= The Psalms: frae Hebrew intil Scottis =

Scots translation of the book of Psalms

The Psalms: frae Hebrew intil Scottis is a translation of the book of Psalms into Scots by Peter Hately Waddell, first published in 1871. It is notable for being the first translation into Scots from an original biblical language, rather than from a pre-existing English translation.

== Sample text ==
PSALM XXIII

The sheep-keepin o' the Lord's kind an' canny, wi' a braw howff at lang last: David keeps his sheep; the Lord keeps David.
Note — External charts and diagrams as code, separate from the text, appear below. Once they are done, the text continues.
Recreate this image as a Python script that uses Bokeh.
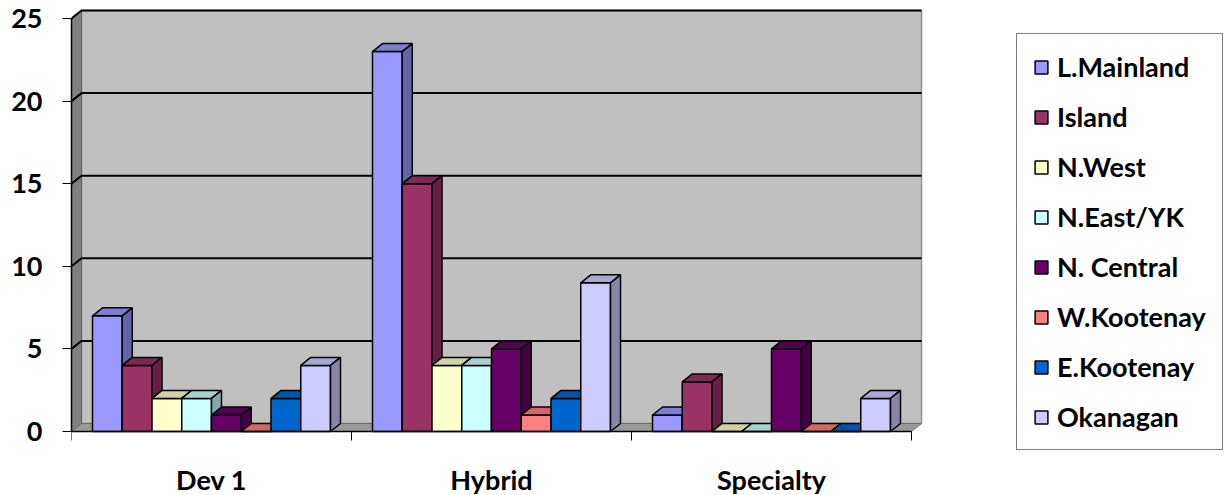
import numpy as np
from bokeh.plotting import figure
from bokeh.models import Range1d, FixedTicker, Legend, LegendItem, ColumnDataSource
from bokeh.embed import file_html
from bokeh.resources import INLINE

# ---- data ----
categories = ["Dev 1", "Hybrid", "Specialty"]
regions = ["L.Mainland", "Island", "N.West", "N.East/YK", "N. Central",
           "W.Kootenay", "E.Kootenay", "Okanagan"]
l_mainland = [7, 23, 1]
island = [4, 15, 3]
n_west = [2, 4, 0]
n_east_yk = [2, 4, 0]
n_central = [1, 5, 5]
w_kootenay = [0, 1, 0]
e_kootenay = [2, 2, 0]
okanagan = [4, 9, 2]
y_ticks = [0, 5, 10, 15, 20, 25]
colors = ["#9999FF", "#993366", "#FFFFCC", "#CCFFFF", "#660066",
          "#FF8080", "#0066CC", "#CCCCFF"]

series = [l_mainland, island, n_west, n_east_yk, n_central,
          w_kootenay, e_kootenay, okanagan]

# ---- geometry (pixel scale of the projection) ----
FW, FH = 1227, 495
LEFT = 71
ZERO_Y = 431
PX = 280.0      # px per category
K = 16.52       # px per value unit
DX = 10.0 / PX  # depth offset in x (data units)
DY = 8.0 / K    # depth offset in y (data units)
GAP = 0.075
W = (1 - 2 * GAP) / len(series)
NCAT = len(categories)
YMAX = y_ticks[-1]

FONT = "Lato"
FS = "27px"


def shade(hexcol, f):
    h = hexcol.lstrip("#")
    r, g, b = (int(h[i:i + 2], 16) for i in (0, 2, 4))
    return "#%02x%02x%02x" % (int(r * f), int(g * f), int(b * f))


p = figure(width=FW, height=FH,
           x_range=Range1d(0, (FW - LEFT) / PX),
           y_range=Range1d(-(FH - ZERO_Y) / K, ZERO_Y / K),
           output_backend="svg", toolbar_location=None,
           min_border_left=LEFT, min_border_right=0, min_border_top=0, min_border_bottom=0)
p.outline_line_color = None
p.grid.visible = False
p.background_fill_color = "white"
p.border_fill_color = "white"

# walls & floor
p.patch([DX, NCAT + DX, NCAT + DX, DX], [DY, DY, YMAX + DY, YMAX + DY],
        fill_color="#C0C0C0", line_color="#909090", line_width=1.5)
p.patch([0, DX, DX, 0], [0, DY, YMAX + DY, YMAX],
        fill_color="#808080", line_color="#606060", line_width=1)
p.patch([0, NCAT, NCAT + DX, DX], [0, 0, DY, DY],
        fill_color="#999999", line_color="#707070", line_width=1)

# gridlines on left wall + back wall
gx, gy = [], []
for v in y_ticks[1:]:
    gx.append([0, DX, NCAT + DX])
    gy.append([v, v + DY, v + DY])
p.multi_line(gx, gy, line_color="black", line_width=2)

# bars: front, top, side per bar in painter's order
xs, ys, fills = [], [], []
legend_index = {}
for c in range(NCAT):
    for s, vals in enumerate(series):
        v = vals[c]
        x0 = c + GAP + s * W
        x1 = x0 + W
        if c == 0:
            legend_index[s] = len(xs)
        xs.append([x0, x1, x1, x0]); ys.append([0, 0, v, v]); fills.append(colors[s])
        xs.append([x0, x1, x1 + DX, x0 + DX]); ys.append([v, v, v + DY, v + DY]); fills.append(shade(colors[s], 0.82))
        xs.append([x1, x1 + DX, x1 + DX, x1]); ys.append([0, DY, v + DY, v]); fills.append(shade(colors[s], 0.66))

src = ColumnDataSource(dict(xs=xs, ys=ys, fill=fills))
bars = p.patches("xs", "ys", source=src, fill_color="fill", line_color="black", line_width=1.5)

# axes
xa = p.xaxis[0]
xa.fixed_location = 0
xa.bounds = (0, NCAT)
xa.ticker = FixedTicker(ticks=[c + 0.5 for c in range(NCAT)], minor_ticks=list(range(NCAT + 1)))
xa.major_label_overrides = {c + 0.5: categories[c] for c in range(NCAT)}
xa.major_tick_out = 0
xa.major_tick_in = 0
xa.minor_tick_out = 9
xa.minor_tick_in = 0
xa.minor_tick_line_color = "black"
xa.axis_line_color = "black"
xa.axis_line_width = 1.5
xa.major_label_standoff = 22
xa.major_label_text_font = FONT
xa.major_label_text_font_style = "bold"
xa.major_label_text_font_size = FS
xa.major_label_text_color = "black"

ya = p.yaxis[0]
ya.bounds = (0, YMAX)
ya.ticker = FixedTicker(ticks=y_ticks, minor_ticks=[])
ya.major_tick_out = 9
ya.major_tick_in = 0
ya.major_tick_line_color = "black"
ya.axis_line_color = "black"
ya.axis_line_width = 1.5
ya.major_label_standoff = 20
ya.major_label_text_font = FONT
ya.major_label_text_font_style = "bold"
ya.major_label_text_font_size = FS
ya.major_label_text_color = "black"

items = [LegendItem(label=regions[s], renderers=[bars], index=legend_index[s]) for s in range(len(series))]
legend = Legend(items=items, location=(945, 45), orientation="vertical",
                label_text_font=FONT, label_text_font_style="bold", label_text_font_size=FS,
                label_text_color="black", glyph_width=16, glyph_height=16, label_standoff=8,
                spacing=17, padding=16, margin=0, border_line_color="black", border_line_width=1,
                background_fill_color="white", background_fill_alpha=1)
p.add_layout(legend)

open("out.html", "w").write(file_html(p, INLINE))
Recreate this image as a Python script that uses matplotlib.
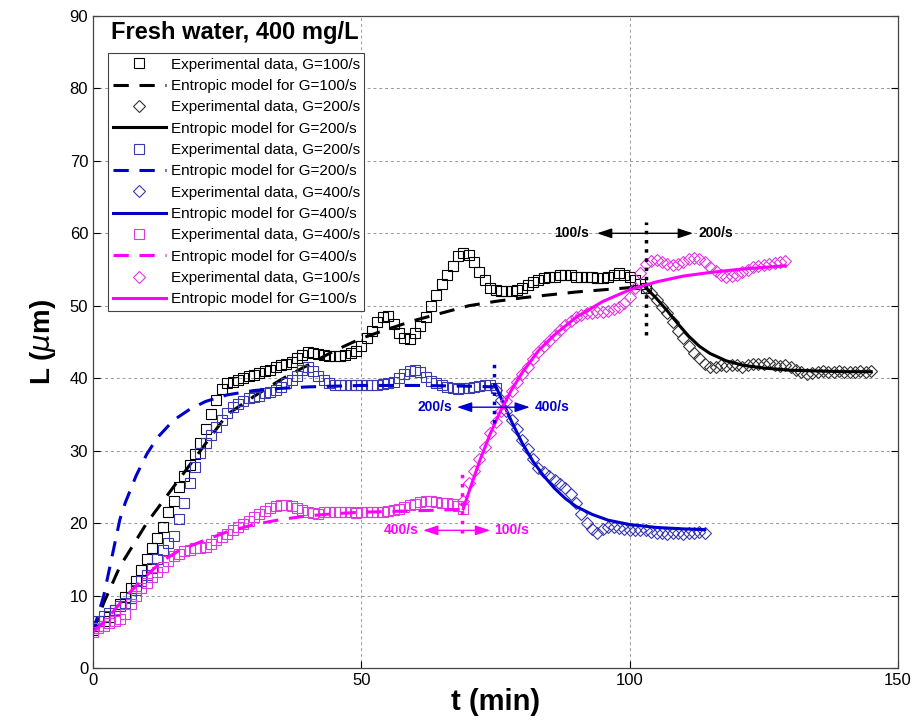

Ane heigh-lilt o' David's.

THE LORD is my herd, nae want sal fa' me:

He louts me till lie amang green howes; he airts me atowre by the lown watirs:

He waukens my wa'-gaen saul; he weises me roun, for his ain name's sake, intil right roddins.

Na! tho' I gang thro' the dead-mirk-dail; e'en thar, sal I dread nae skaithin: for yersel are nar-by me; yer stock an' yer stay haud me baith fu' cheerie.

My buird ye hae hansell'd in face o' my faes; ye hae drookit my head wi' oyle; my bicker is fu' an' skailin.

E'en sae, sal gude-guidin an' gude-gree gang wi' me, ilk day o' my livin; an' evir mair syne, i' the LORD's ain howff, at lang last, sal I mak bydan.